I have been married 22 yrs (2 kids, 20 & 16). Husband & I both work 2 jobs (1 together). I do all cooking, cleaning, repairs, bill paying, shopping, etc. He works & lays in recliner. He never wants to go anywhere (dinner, movies, walks....) & will not even sit on deck in evenings to hang out together. We have sex MAYBE once a year, & theres no emotions involved. He spends $$ as he pleases & doesn't seem interested if bills are paid unless something gets turned off. Will not open mail or answer phone. If I go to dinner with friends, he make little comments like "it must be nice" then gives me silent treatment. I encourage him to go out with friends but he doesn't go unless I set everything up (then complains about having to go). We've tried counseling & he started making excuses why he couldn't go so I stopped asking. He decided to get 2 dogs while I was taking care of dying mother & has nothing to do with either one since bringing them home (4 yrs ago), & recently convinced our son to get me a puppy for moms day (I stated day before that I DID NOT WANT THIS). I know he has some depression issues, but I am at my wits end!!!! Do I stay & be very unhappy, or do I say I just can't do this anymore. When I tell him I'm not happy or feel lonely/overwhelmed he tells me he's just tired/stressed & it's not that he doesnt love me. But nothing changes. I'm so unsure of myself, & I feel like this empty shell.


----------



## Toffer (Jan 31, 2012)

Bloom,

Before anything else, you should get some IC

It should help you sort things out. after giving that some time (at least 6 months) sit back again and take stock of your situation and remember that the only one you can change is yourself.
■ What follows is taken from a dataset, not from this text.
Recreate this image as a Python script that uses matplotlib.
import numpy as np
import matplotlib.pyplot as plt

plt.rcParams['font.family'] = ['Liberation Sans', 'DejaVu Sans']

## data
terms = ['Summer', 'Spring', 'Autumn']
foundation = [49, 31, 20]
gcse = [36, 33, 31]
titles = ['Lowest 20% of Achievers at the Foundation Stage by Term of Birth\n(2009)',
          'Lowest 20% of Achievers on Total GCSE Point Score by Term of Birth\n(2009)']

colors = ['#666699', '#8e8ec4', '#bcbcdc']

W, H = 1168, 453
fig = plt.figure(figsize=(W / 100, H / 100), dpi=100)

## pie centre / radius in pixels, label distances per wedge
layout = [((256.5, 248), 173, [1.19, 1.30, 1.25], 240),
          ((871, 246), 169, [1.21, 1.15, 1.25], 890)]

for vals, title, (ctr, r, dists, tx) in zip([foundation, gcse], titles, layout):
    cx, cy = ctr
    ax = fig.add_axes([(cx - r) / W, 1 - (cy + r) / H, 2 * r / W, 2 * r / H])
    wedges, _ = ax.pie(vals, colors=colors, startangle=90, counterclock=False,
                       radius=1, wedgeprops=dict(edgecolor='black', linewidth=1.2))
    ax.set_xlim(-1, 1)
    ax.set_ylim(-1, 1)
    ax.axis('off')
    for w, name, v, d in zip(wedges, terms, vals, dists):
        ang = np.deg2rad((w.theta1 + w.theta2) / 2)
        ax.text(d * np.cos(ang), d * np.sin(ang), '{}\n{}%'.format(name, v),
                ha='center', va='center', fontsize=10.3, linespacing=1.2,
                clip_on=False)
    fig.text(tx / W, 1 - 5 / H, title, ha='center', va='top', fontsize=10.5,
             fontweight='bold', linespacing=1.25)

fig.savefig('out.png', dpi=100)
If youstill feel the same after 6 months or so, tell him you're done and it's time for the two of you to talk about moving on


----------



## bloom (May 18, 2012)

I did forget to add that this has been going on for about 5 years. Sorry.


----------



## Toffer (Jan 31, 2012)

Bloom,

Sorry to her that. As I said, you should get counseling for yourself

% years is a long time. I am sorry


----------



## River1977 (Oct 25, 2010)

Many people have problems much worse than yours, but I say there is no point in resigning yourself to being unhappy. Your husband does nothing but complain, whereas you want a life. I imagine you would want a life with him if he bothered to live even a little. But he won't, so you don't have live under his judgment, laziness, and bitterness. Go have a life of your own. You deserve it. Everyone does.

Really, I expect when you move out or tell him you are going to leave, he will suddenly change.....a lot.


----------



## EleGirl (Dec 3, 2011)

I would suggest one attempt to get him to get help for his depression. If he will got and get counseling and on meds it might really help.

Let him know that you are at your wit's end and are seriously considering divorce. This might wake him up.


----------